__Exercise task__
Every line of the listing must be reproduced as it stands. Leave the images behind.

__Material__

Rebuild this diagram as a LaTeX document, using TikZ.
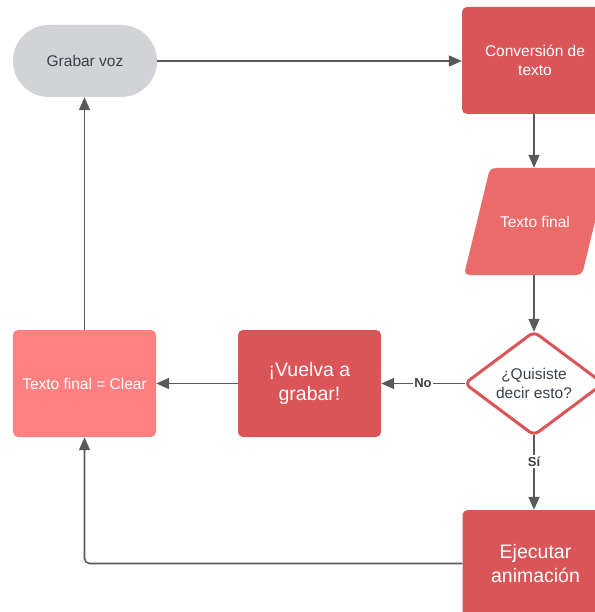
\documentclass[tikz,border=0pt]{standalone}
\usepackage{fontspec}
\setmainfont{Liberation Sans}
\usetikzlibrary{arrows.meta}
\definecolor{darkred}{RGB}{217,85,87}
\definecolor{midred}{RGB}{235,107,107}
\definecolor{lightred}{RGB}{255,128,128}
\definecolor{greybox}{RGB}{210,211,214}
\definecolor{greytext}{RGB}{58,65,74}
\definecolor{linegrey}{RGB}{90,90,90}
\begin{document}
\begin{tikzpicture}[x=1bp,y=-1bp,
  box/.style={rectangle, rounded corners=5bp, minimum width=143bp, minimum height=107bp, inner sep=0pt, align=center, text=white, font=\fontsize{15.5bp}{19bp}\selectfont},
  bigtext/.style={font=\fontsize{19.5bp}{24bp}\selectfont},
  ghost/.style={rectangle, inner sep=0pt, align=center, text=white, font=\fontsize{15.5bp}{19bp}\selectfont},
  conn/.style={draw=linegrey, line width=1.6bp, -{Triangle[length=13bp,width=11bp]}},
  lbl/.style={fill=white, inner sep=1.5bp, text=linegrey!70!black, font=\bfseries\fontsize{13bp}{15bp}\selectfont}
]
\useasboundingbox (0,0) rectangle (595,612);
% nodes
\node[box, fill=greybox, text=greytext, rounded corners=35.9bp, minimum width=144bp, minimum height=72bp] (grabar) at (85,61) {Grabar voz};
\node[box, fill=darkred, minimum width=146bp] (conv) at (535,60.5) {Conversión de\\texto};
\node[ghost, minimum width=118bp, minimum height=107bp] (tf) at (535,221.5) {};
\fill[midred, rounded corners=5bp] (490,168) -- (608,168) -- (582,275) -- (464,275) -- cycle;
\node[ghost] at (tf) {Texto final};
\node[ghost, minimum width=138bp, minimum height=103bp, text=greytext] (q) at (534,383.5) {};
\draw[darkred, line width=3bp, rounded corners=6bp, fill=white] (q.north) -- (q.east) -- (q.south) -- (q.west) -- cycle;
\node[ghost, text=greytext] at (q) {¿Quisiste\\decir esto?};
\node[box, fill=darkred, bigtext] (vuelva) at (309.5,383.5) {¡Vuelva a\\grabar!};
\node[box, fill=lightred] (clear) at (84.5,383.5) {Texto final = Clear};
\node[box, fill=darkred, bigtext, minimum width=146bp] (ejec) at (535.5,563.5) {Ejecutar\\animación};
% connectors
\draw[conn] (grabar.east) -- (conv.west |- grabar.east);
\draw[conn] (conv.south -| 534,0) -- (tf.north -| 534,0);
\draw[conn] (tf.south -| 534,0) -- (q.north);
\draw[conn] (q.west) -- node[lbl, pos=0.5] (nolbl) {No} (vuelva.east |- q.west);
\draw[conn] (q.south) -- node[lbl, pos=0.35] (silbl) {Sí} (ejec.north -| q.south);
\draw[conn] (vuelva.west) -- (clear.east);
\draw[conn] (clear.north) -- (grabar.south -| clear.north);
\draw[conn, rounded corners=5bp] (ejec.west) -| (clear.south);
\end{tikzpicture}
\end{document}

__The reply__
Rebuild this diagram as a LaTeX document, using TikZ.
\documentclass[tikz,border=0pt]{standalone}
\usepackage{fontspec}
\setmainfont{Liberation Sans}
\usetikzlibrary{arrows.meta}
\definecolor{darkred}{RGB}{217,85,87}
\definecolor{midred}{RGB}{235,107,107}
\definecolor{lightred}{RGB}{255,128,128}
\definecolor{greybox}{RGB}{210,211,214}
\definecolor{greytext}{RGB}{58,65,74}
\definecolor{linegrey}{RGB}{90,90,90}
\begin{document}
\begin{tikzpicture}[x=1bp,y=-1bp,
  box/.style={rectangle, rounded corners=5bp, minimum width=143bp, minimum height=107bp, inner sep=0pt, align=center, text=white, font=\fontsize{15.5bp}{19bp}\selectfont},
  bigtext/.style={font=\fontsize{19.5bp}{24bp}\selectfont},
  ghost/.style={rectangle, inner sep=0pt, align=center, text=white, font=\fontsize{15.5bp}{19bp}\selectfont},
  conn/.style={draw=linegrey, line width=1.6bp, -{Triangle[length=13bp,width=11bp]}},
  lbl/.style={fill=white, inner sep=1.5bp, text=linegrey!70!black, font=\bfseries\fontsize{13bp}{15bp}\selectfont}
]
\useasboundingbox (0,0) rectangle (595,612);
% nodes
\node[box, fill=greybox, text=greytext, rounded corners=35.9bp, minimum width=144bp, minimum height=72bp] (grabar) at (85,61) {Grabar voz};
\node[box, fill=darkred, minimum width=146bp] (conv) at (535,60.5) {Conversión de\\texto};
\node[ghost, minimum width=118bp, minimum height=107bp] (tf) at (535,221.5) {};
\fill[midred, rounded corners=5bp] (490,168) -- (608,168) -- (582,275) -- (464,275) -- cycle;
\node[ghost] at (tf) {Texto final};
\node[ghost, minimum width=138bp, minimum height=103bp, text=greytext] (q) at (534,383.5) {};
\draw[darkred, line width=3bp, rounded corners=6bp, fill=white] (q.north) -- (q.east) -- (q.south) -- (q.west) -- cycle;
\node[ghost, text=greytext] at (q) {¿Quisiste\\decir esto?};
\node[box, fill=darkred, bigtext] (vuelva) at (309.5,383.5) {¡Vuelva a\\grabar!};
\node[box, fill=lightred] (clear) at (84.5,383.5) {Texto final = Clear};
\node[box, fill=darkred, bigtext, minimum width=146bp] (ejec) at (535.5,563.5) {Ejecutar\\animación};
% connectors
\draw[conn] (grabar.east) -- (conv.west |- grabar.east);
\draw[conn] (conv.south -| 534,0) -- (tf.north -| 534,0);
\draw[conn] (tf.south -| 534,0) -- (q.north);
\draw[conn] (q.west) -- node[lbl, pos=0.5] (nolbl) {No} (vuelva.east |- q.west);
\draw[conn] (q.south) -- node[lbl, pos=0.35] (silbl) {Sí} (ejec.north -| q.south);
\draw[conn] (vuelva.west) -- (clear.east);
\draw[conn] (clear.north) -- (grabar.south -| clear.north);
\draw[conn, rounded corners=5bp] (ejec.west) -| (clear.south);
\end{tikzpicture}
\end{document}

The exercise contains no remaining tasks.